Many Chinese airports have on-time performance issues. In July, the national flight punctuality rate was 50.76 per cent, the Civil Aviation Administration of China said. Nearly half of all flights were delayed or cancelled.

As China's busiest airport, Beijing Capital International strives for significant improvement to its on-time performance, Mr Han said.

"The utilisation rate of slots capacity has reached 98 per cent at the airport...while data show that a reasonable slots capacity percentage for a large-scale hub airport is 80 per cent," Mr Han said.

"The heavy slot arrangement at a busy airport lowers the ability to respond to extreme weather and emergencies, increasing the possibility of causing large-scale and lengthy delays," he added.

"Once extreme weather or an emergency happens at the hub airport, punctuality will fall like dominoes, causing delays. At the Beijing International schedule screen, it is rare to see a blank slot from morning to night. Nearly all slots have been allocated to airliners," he said.

Mr Han said that 103 flights depart and land in an hour at the airport during peak hours, while the capacity standard is 88 flights per hour.

Professor of airport research Ouyang Jie at the Civil Aviation University of China said: "The move aims to cut regional routes, such as the number of direct flights to third-tier small cities, and detour those regional routes to nearby Tianjin and Shijiazhuang airports".

He said passengers can take high-speed rail between nearby airports and Beijing.

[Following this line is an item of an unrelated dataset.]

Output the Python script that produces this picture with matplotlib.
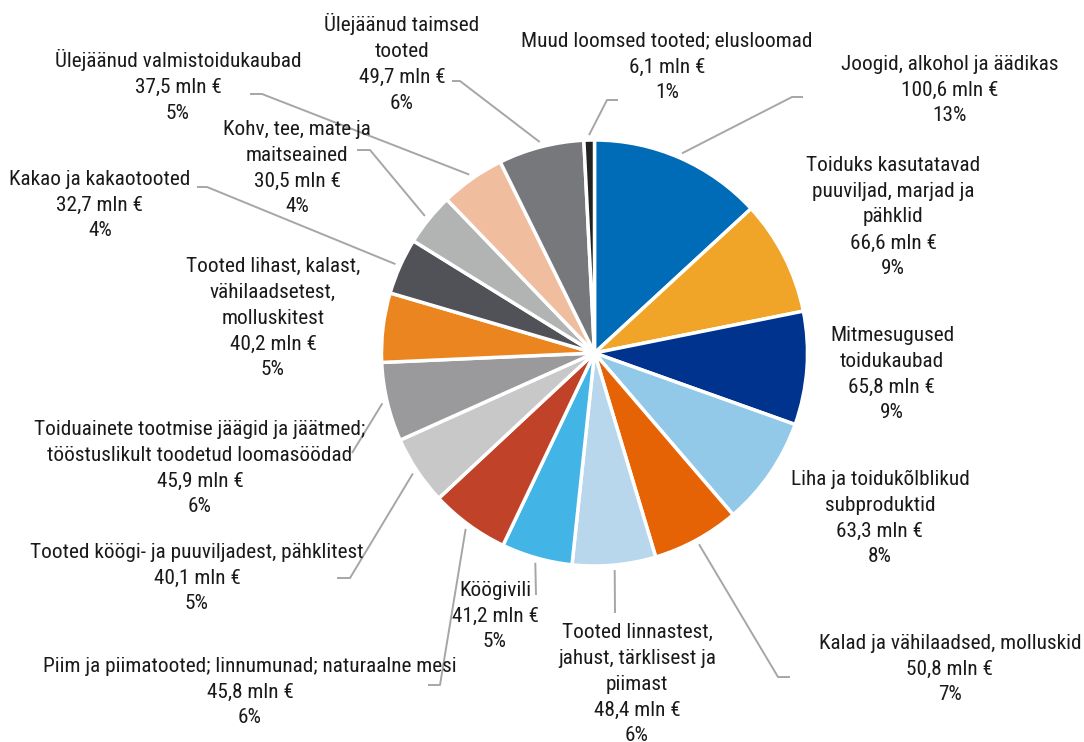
import matplotlib
matplotlib.use("Agg")
import matplotlib.pyplot as plt
from matplotlib import font_manager
import numpy as np


# data (mln €), clockwise from 12 o'clock
CATEGORIES = [
    "Joogid, alkohol ja äädikas",
    "Toiduks kasutatavad\npuuviljad, marjad ja\npähklid",
    "Mitmesugused\ntoidukaubad",
    "Liha ja toidukõlblikud\nsubproduktid",
    "Kalad ja vähilaadsed, molluskid",
    "Tooted linnastest,\njahust, tärklisest ja\npiimast",
    "Köögivili",
    "Piim ja piimatooted; linnumunad; naturaalne mesi",
    "Tooted köögi- ja puuviljadest, pähklitest",
    "Toiduainete tootmise jäägid ja jäätmed;\ntööstuslikult toodetud loomasöödad",
    "Tooted lihast, kalast,\nvähilaadsetest,\nmolluskitest",
    "Kakao ja kakaotooted",
    "Kohv, tee, mate ja\nmaitseained",
    "Ülejäänud valmistoidukaubad",
    "Ülejäänud taimsed\ntooted",
    "Muud loomsed tooted; elusloomad",
]
VALUES = [100.6, 66.6, 65.8, 63.3, 50.8, 48.4, 41.2, 45.8,
          40.1, 45.9, 40.2, 32.7, 30.5, 37.5, 49.7, 6.1]

COLORS = [
    "#006BB6", "#F0A428", "#00338D", "#92C8E8",
    "#E56205", "#B9D7EC", "#42B4E6", "#BF4229",
    "#C8C8C8", "#9A9A9C", "#EA8520", "#505257",
    "#B2B3B3", "#F0BE9E", "#76787B", "#222222",
]

# label layout in pixel coords (x, y from top)
LABEL_POS = [
    (950, 90), (893, 217), (892, 374), (880, 518),
    (950, 669), (637, 684), (495, 616), (250, 692),
    (197, 578), (200, 468), (273, 318), (100, 205),
    (297, 168), (178, 86), (402, 63), (667, 67),
]
# leader lines: (elbow x, elbow y, end x) or None
LEADERS = [
    (792, 97, 803), None, None, None,
    (778, 677, 790), (615, 613, 615), (536, 595, 536), (440, 685, 428),
    (350, 578, 337), (352, 453, 352), None, (207, 187, 197),
    (370, 150, 357), (262, 94, 250), (460, 81, 452), (607, 100, 618),
]

W, H = 1084, 742
CX, CY, R = 594.5, 353, 213


def pick_font(names):
    for name in names:
        try:
            font_manager.findfont(font_manager.FontProperties(family=name),
                                  fallback_to_default=False)
            return name
        except ValueError:
            continue
    return "DejaVu Sans"


def fmt_label(name, value, total):
    val = f"{value:.1f}".replace(".", ",")
    pct = int(round(value / total * 100))
    return f"{name}\n{val} mln €\n{pct}%"


def main():
    font = pick_font(["Roboto Condensed", "Liberation Sans Narrow", "Roboto"])
    plt.rcParams["font.family"] = [font, "DejaVu Sans"]

    fig = plt.figure(figsize=(W / 100, H / 100), dpi=100)
    ax = fig.add_axes([0, 0, 1, 1])

    # y axis runs downward, so counterclock in data = clockwise on screen
    ax.pie(VALUES, colors=COLORS, startangle=-90, counterclock=True,
           radius=R, center=(CX, CY),
           wedgeprops=dict(edgecolor="white", linewidth=2.5))
    ax.set_xlim(0, W)
    ax.set_ylim(H, 0)
    ax.set_aspect("equal")
    ax.axis("off")

    total = sum(VALUES)
    cum = np.cumsum([0] + VALUES)
    for i, (name, v) in enumerate(zip(CATEGORIES, VALUES)):
        mid = (cum[i] + v / 2) / total
        theta = np.deg2rad(-90 + 360 * mid)
        if LEADERS[i] is not None:
            ex, ey, endx = LEADERS[i]
            sx = CX + (R + 5) * np.cos(theta)
            sy = CY + (R + 5) * np.sin(theta)
            ax.plot([sx, ex, endx], [sy, ey, ey], color="#A6A6A6",
                    linewidth=1.4, solid_capstyle="butt", zorder=1)
        tx, ty = LABEL_POS[i]
        ax.text(tx, ty, fmt_label(name, v, total), ha="center", va="center",
                multialignment="center", fontsize=15.3, color="#1A1A1A",
                linespacing=1.46)

    fig.savefig("out.png", dpi=100)
    plt.close(fig)


if __name__ == "__main__":
    main()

It takes about 30 minutes to travel between Tianjin and Beijing by high-speed rail, and 90 minutes between Shijiazhuang and Beijing.

Meanwhile, Beijing Capital International Airport will increase the volume of international flights.

The airport handled 94 million passengers in 2016, making it the second busiest in the world for the seventh consecutive year, but it is designed to handle 82 million.

To ease the heavy pressure, Beijing is constructing a second airport.

Mr Liu Xuesong, president of Capital Airports Holding, said on Wednesday that the capital will build both the current and the new airport into large-scale international hubs.

According to Mr Liu, construction of the second airport is proceeding well. The main structure of the terminal building was topped off last month, he said.